I take no pleasure from the departure Roberto Martinez. But his slow and tortured demise as Everton manager was absolutely the right thing to do.
Football management can be cruel, lonely profession and it has been difficult to watch Martinez on the touchline and in news conferences over recent months.
He looked a broken man out of ideas and out of inspiration. The board had no choice to act now and spare Martinez more abuse from a frustrated fanbase against Norwich on Sunday.
A reported £10m pay-off means there are limits to my sympathy; that’s ample compensation for putting up with a few abusive chants and banners.
When the dust settles most Evertonians will bear no grudges to the Spaniard, who was a true gentleman but one that ultimately failed at his job.
Don’t forget the supporters largely welcomed his arrival. He brought Latin flair to Goodison Park, a sharp contrast to the stoic pragmatism of the David Moyes era.
Martinez made a real effort to learn about the club and it’s traditions. I admire the way he sought to aspire to our history and not run away from it. He didn’t put a lid on ambition and encouraged the fans to buy into his dream.
And for one season it was glorious. 2013-14 was one of the finest seasons in living memory. With a young dynamic team playing expansive football that brought results. The School of Science was open for business.
To put it in perspective, Everton’s record haul of 72 points, that was only good enough for fifth, is two more than second-placed Tottenham currently have ahead this weekend’s final matches.
Sadly, Martinez’s Midas touch deserted him from then onwards. It soon became apparent that the defensive legacy of Moyes had played a key role in his early success. Once those foundations began to sink from under him the Spaniard couldn’t rebuild enough to prevent getting caught in the quicksand.
The Europa League adventure masked increasingly poor league results, with the two games against Wolfsburg an example of the side’s potential. It also gave the team an excuse for their slide down the Premier League.
The warning signs were there, but the feeling was that Martinez deserved another year to set things right.
Instead, though, we were just treated to more of the same. Martinez’s steadfast refusal to alter his tactics was brave but ultimately proved foolish.
His loyalty to aging players, most notably Tim Howard, was also admirable but foolishly misguided and ultimately a key factor in his eventual sacking.

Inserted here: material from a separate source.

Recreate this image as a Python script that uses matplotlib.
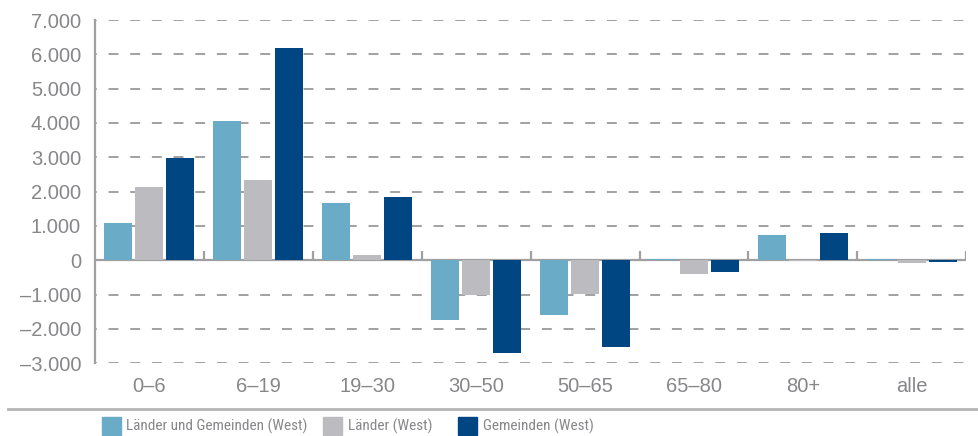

Teams had worked out how to play against Everton and although there were glimpses of the team’s potential, defensive chaos reigned supreme.
Everton’s inability to hold onto a lead became comical, conceding 95th minute equaliser against Bournemouth and 98th minute goal against Chelsea.
In the wake of Everton’s slow decline Martinez’s constant positivity began to grate.
Supporters resented being taken for idiots by Martinez, who consistently failed to acknowledge the team’s failings even when they were obvious for all to see.
Genuine doubts about his style of play began to creep into the minds of Evertonians, with the defence at times looking a complete shambles.
And then Martinez made the final decisive mistake of his tenure with his public criticism of Leighton Baines.
Baines, a crowd favourite and honest professional, was hung out to dry for making perfectly reasonable comments about the team’s lack of chemistry.
The cracks were beginning to show and Martinez was struggling to keep a grip on the dressing room.
For many supporters it was the last straw. The next game at Watford saw banners calling for Martinez to leave, something repeated at every game until his departure.
The players have to take their share of the responsibility for Everton’s slump. As well paid professionals they should continue to put the effort in each regardless of what they think of the manager.
Sadly the reality isn’t quite so idealistic and the moment Martinez lost the faith of his players (which for some squad members I suspect was quite a long time ago) the writing was on the wall.
I always suspected the board were keen to see the season out before making a decision. But the team’s complete collapse and subsequent fan revolt left them with little choice.
With the end of season awards dinner also cancelled it is a messy and painful end to an era that promised so much.
Martinez arguably should have been let go long before now and I just hope that the abuse will stop now he has left the club.
He was a decent, honest human being who clearly cared deeply for the club and wanted it to succeed.
The results speak for themselves though and for all the success in knockout competitions Everton have slumped back into mid-table.
The club should not assume that they will simply bounce straight back into the top six either. Whoever comes in has a huge summer ahead to rebuild the squad.
The hope is that Farhad Moshiri’s millions will help the new man to achieve those early objectives.
For Martinez the hope is that he will learn and move on from the experience. I wish him well and am genuinely sad it was not worked out for him at Goodison – I think we all desperately wanted his vision to become reality.
Despite the poor results Martinez actually built an impressive squad but just struggled to utilise it effectively.
Whoever comes in does have decent foundations in place and with a few key additions may well be able to realise Roberto’s dream and re-open the School of Science after all.